Police used a ladder to gain access through an upper storey window
Credit: ODD ANDERSEN/AFP
There were dramatic scenes in Berlin on Friday as police evicted squatters from a building that has become a symbol for the city’s anti-gentrification movement.
More than 1,500 police officers faced off against hundreds of demonstrators outside the dilapidated building covered with graffiti art in the city’s Friechrichshain quarter.
Police were called after a group of squatters calling themselves an “anarcho-queer-feminist collective” refused to leave.
Officers had to use chainsaws, crowbars and a circular saw to remove barricades put up by the squatters, including concrete blocks and a steel door.
Cars were set on fire overnight as protests broke out across the city at the impending eviction. S-Bahn suburban train services were interrupted after a station was set alight, and police used water cannons to put out small fires at several locations.
The building, popularly known as “Liebig-34”, has long been a rallying call for Berlin’s far-Left and there were fears of violence as police moved in.
But in the event the eviction passed off peacefully. Police entered through an upper floor window at around 7am local time (6am BST) and had removed all 57 squatters within an hour.

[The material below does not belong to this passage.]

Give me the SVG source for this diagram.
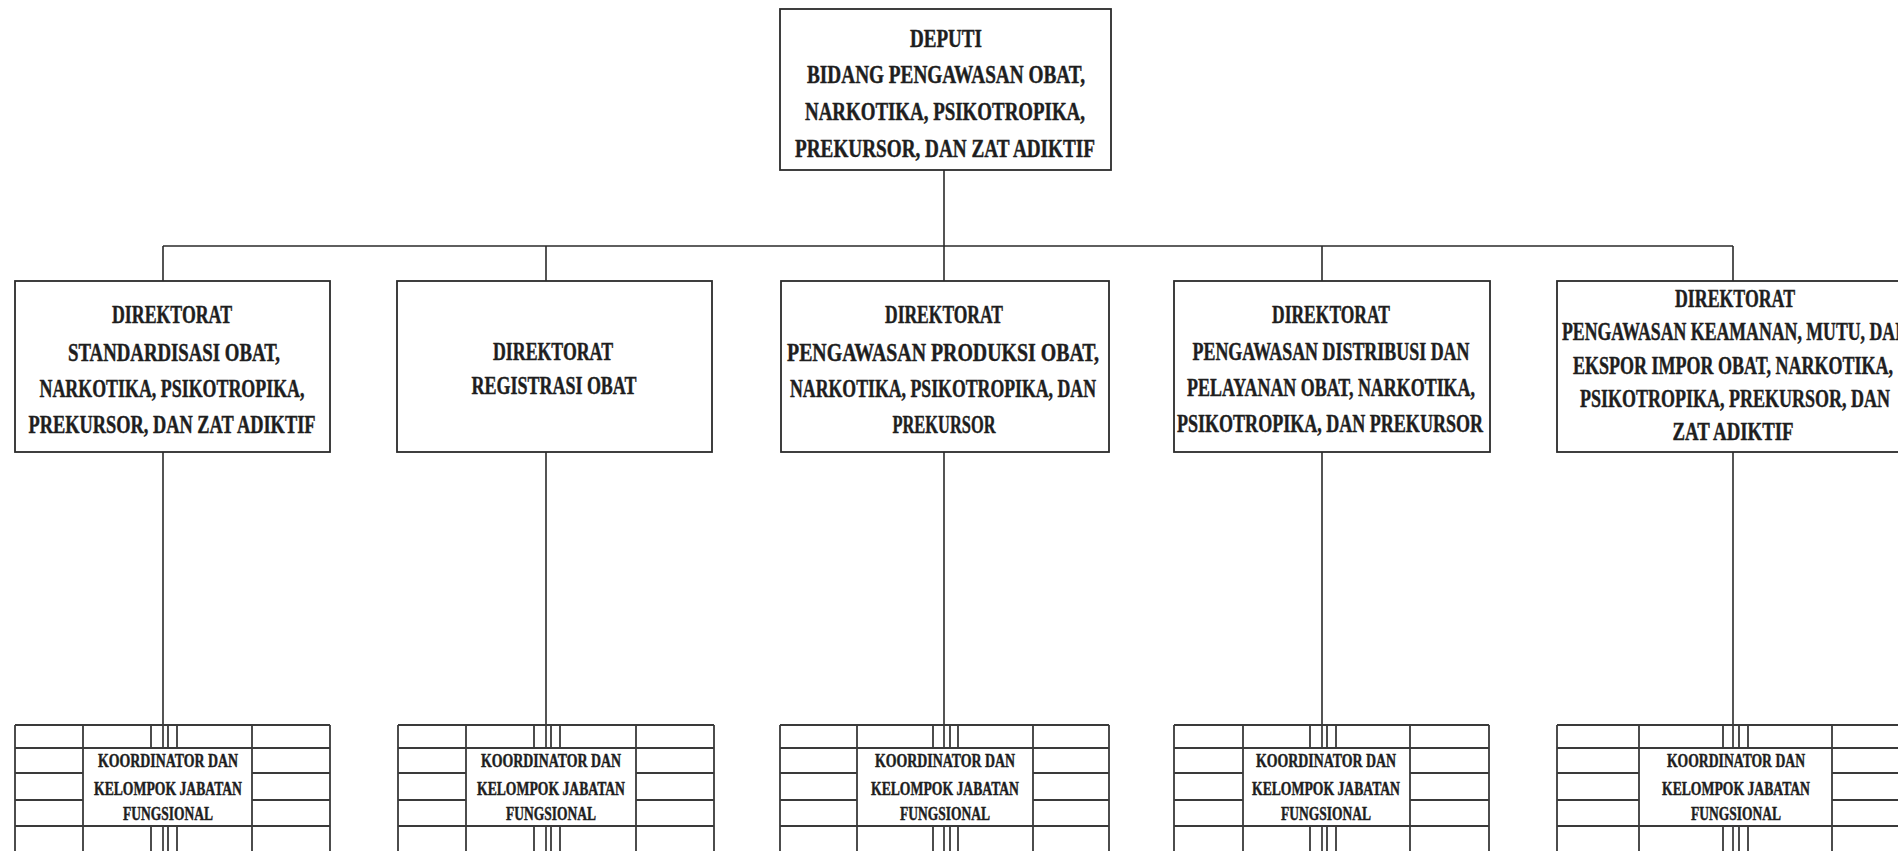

Police were in position at sunrise
Credit: TOBIAS SCHWARZ/AFP
The building was one of several in the former East Berlin that were taken over by artists from West in the aftermath of the fall of the Berlin Wall.
The status of the squatters was legalised in the years that followed, but in 2008 the building was sold by its heavily indebted owners.
It was sold to a property developer who granted the former squatters a ten-year commercial lease. When the lease expired in 2018 they refused to move out and reverted to squatting.
Berlin has seen extensive anti-gentrification protests in recent years, and last year the city authorities introduced tough new rent controls, including a five-year rent freeze.
“We have secured the building. An expert is currently assessing the individual rooms. We will then prepare the handover to the bailiff,” the Berlin police said in a statement.
But far-Left groups vowed to continue their protests, and the slogans “Every eviction has its price” and “Let’s make the eviction a disaster” were circulating on social media.